I expect this to change drastically once the graph backends are optimized. This may be a while in the future, but you should keep this in mind for when that does eventually happen. In general, this patch is an improvement, since it provides both options, but thinking in terms of optimization at this stage is going to result in wasted effort, since the floor is about to drop out from underneath any current timings.
Anyway, everything looks good here (especially, applies to 4.1.1.alpha0 and passes tests), so let's go ahead and merge it!
comment:6 Changed 13 years ago by
The opinion was based on thinking of the most logical way to implement it (hence the "I think") :). Thanks for looking into the code.

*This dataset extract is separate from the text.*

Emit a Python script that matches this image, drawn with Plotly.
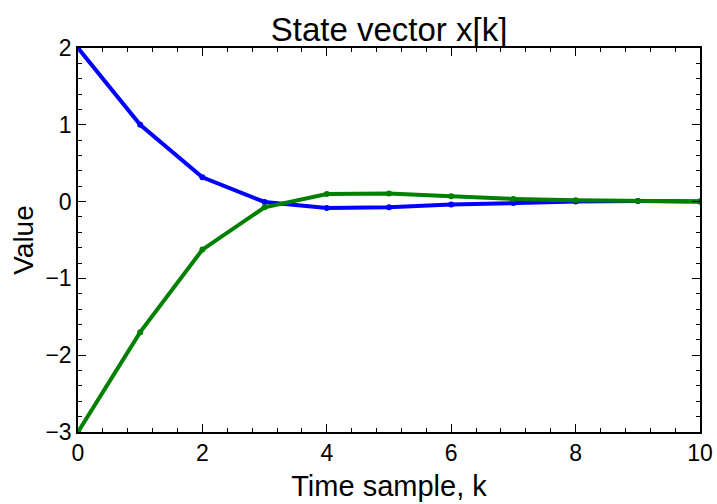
import plotly.graph_objects as go

k = list(range(11))
x1 = [2.0, 1.0, 0.316, -0.005, -0.082, -0.074, -0.039, -0.017, 0.0, 0.008, 0.0]
x2 = [-3.0, -1.70, -0.625, -0.074, 0.10, 0.104, 0.07, 0.035, 0.017, 0.008, 0.0]
xticks = [0, 2, 4, 6, 8, 10]
yticks = [-3, -2, -1, 0, 1, 2]
yticklabels = ["\u22123", "\u22122", "\u22121", "0", "1", "2"]

fig = go.Figure()
fig.add_trace(go.Scatter(x=k, y=x1, mode="lines+markers",
                         line=dict(color="#0000ff", width=4),
                         marker=dict(color="#0000ff", size=6)))
fig.add_trace(go.Scatter(x=k, y=x2, mode="lines+markers",
                         line=dict(color="#008000", width=4),
                         marker=dict(color="#008000", size=6)))

axis_common = dict(showline=True, linecolor="black", linewidth=1.5, mirror="allticks",
                   ticks="inside", ticklen=8, tickwidth=1.2, tickcolor="black",
                   showgrid=False, zeroline=False, automargin=False,
                   tickfont=dict(size=23, color="black"))

fig.update_layout(
    width=717, height=504,
    margin=dict(l=78, r=17, t=48, b=72),
    paper_bgcolor="white", plot_bgcolor="white",
    font=dict(family="Liberation Sans, Arial, sans-serif", color="black"),
    showlegend=False,
    title=dict(text="State vector x[k]", x=0.5, xanchor="center", xref="paper",
               y=(504 - 29) / 504, yref="container", yanchor="middle", automargin=False,
               font=dict(size=33, color="black")),
    xaxis=dict(range=[0, 10], tickvals=xticks, ticktext=[str(v) for v in xticks],
               minor=dict(dtick=0.4, ticks="inside", ticklen=4, tickcolor="black", tick0=0),
               title=dict(text="Time sample, k", font=dict(size=29), standoff=10),
               **axis_common),
    yaxis=dict(range=[-3, 2], tickvals=yticks, ticktext=yticklabels,
               minor=dict(dtick=0.2, ticks="inside", ticklen=4, tickcolor="black", tick0=0),
               title=dict(text="Value", font=dict(size=28), standoff=4),
               **axis_common),
)
fig.write_html("out.html", config={"displayModeBar": False},
               post_script="document.body.style.margin='0';")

I'm dreaming of the day that this optimization and choice is obsolete! It would be *so* nice!
comment:7 Changed 13 years ago by
Reviewers: | Robert Miller → Robert Miller, Minh Van Nguyen |
---|
The patch trac_6578-referee.patch
adds a missing double colon "::". It also deletes two sets of redundant double colons.
comment:8 Changed 13 years ago by
Merged in: | → Sage 4.1.1.alpha1 |
---|---|
Resolution: | → fixed |
Status: | new → closed |
This patch refactors the subgraph code into two functions, and then tries to intelligently choose between building the graph from scratch and deleting vertices and edges from a copy of the graph.